There is no one correct answer to this question, it depends heavily upon how the compiler writer determines is the best model to do this. There are various bits in the standard that describes this process but most of it is implementation defined. Also, the process is dependent on the architecture of the system, the OS you're aiming for, the level of optimisation and so forth.
Take the following code:-
int DoProduct (int a, int b, int c)
{
return a * b * c;
}
int result = DoProduct (4, 5, 6);
The MSVC2005 compiler, using standard debug build options created this for the last line of the above code:-
push 6
push 5
push 4
call DoProduct (411186h)
add esp,0Ch
mov dword ptr [ebp-18h],eax
Here, the arguments are pushed onto the stack, starting with the last argument, then the penultimate argument and so on until the the first argument is pushed onto the stack. The function is called, then the arguments are removed from the stack (the add esp,0ch) and then the return value is saved - the result is stored in the eax register.

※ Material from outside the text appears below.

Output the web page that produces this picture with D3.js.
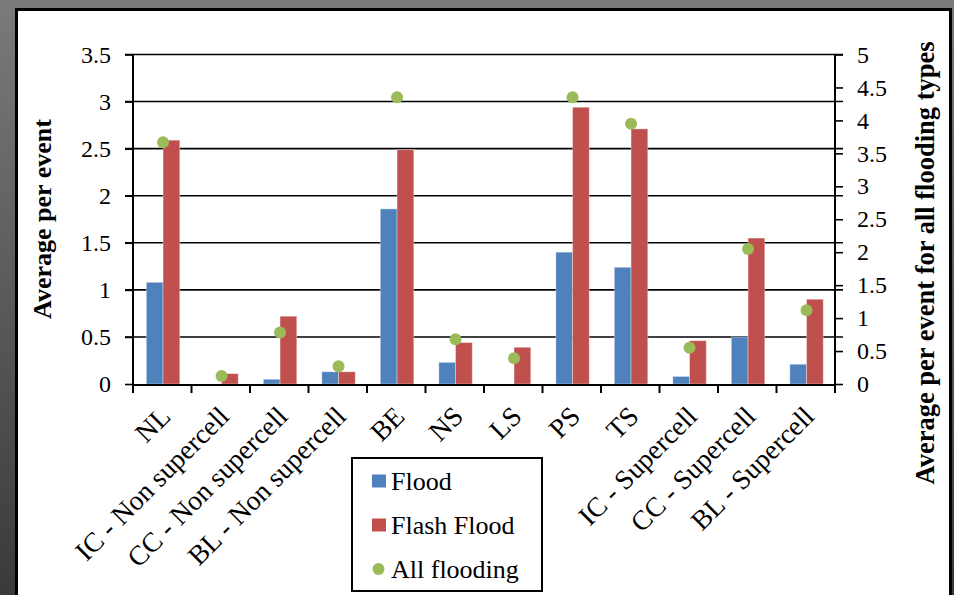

Here's the code for the function:-
push ebp
mov ebp,esp
sub esp,0C0h
push ebx
push esi
push edi
lea edi,[ebp-0C0h]
mov ecx,30h
mov eax,0CCCCCCCCh
rep stos dword ptr es:[edi]
mov eax,dword ptr [a]
imul eax,dword ptr [b]
imul eax,dword ptr [c]
pop edi
pop esi
pop ebx
mov esp,ebp
pop ebp
ret
The first thing the function does is to create a local stack frame. This involves creating a space on the stack to store local and temporary variables in. In this case, 192 (0xc0) bytes are reserved (the first three instructions). The reason it's so many is to allow the edit-and-continue feature some space to put new variables into.
The next three instructions save the reserved registers as defined by the MS compiler. Then the stack frame space just created is initialised to contain a special debug signature, in this case 0xCC. This means unitialised memory and if you ever see a value consisting of just 0xCC's in debug mode then you've forgotten to initialise the value (unless 0xCC was the value).
Once all that housekeeping has been done, the next three instructions implement the body of the function, the two multiplies. After that, the reserved registers are restored and then the stack frame destroyed and finally the function ends with a ret. Fortunately, the imul puts the result of the multiplication into the eax register so there's no special code to get the result into the right register.
Now, you've probably been thinking that there's a lot there that isn't really necessary. And you're right, but debug is about getting the code right and a lot of the above helps to achieve that. In release, there's a lot that can be got rid of. There's no need for a stack frame, no need, therefore, to initialise it. There's no need to save the reserved registers as they aren't modified. In fact, the compiler creates this:-
mov eax,dword ptr [esp+4]
imul eax,dword ptr [esp+8]
imul eax,dword ptr [esp+0Ch]
ret
which, if I'd let the compiler do it, would have been in-lined into the caller.
There's a lot more stuff that can happen: values passed in registers and so on. Also, I've not got into how floating point values and structures / classes as passed to and from functions. And there's more that I've probably left out.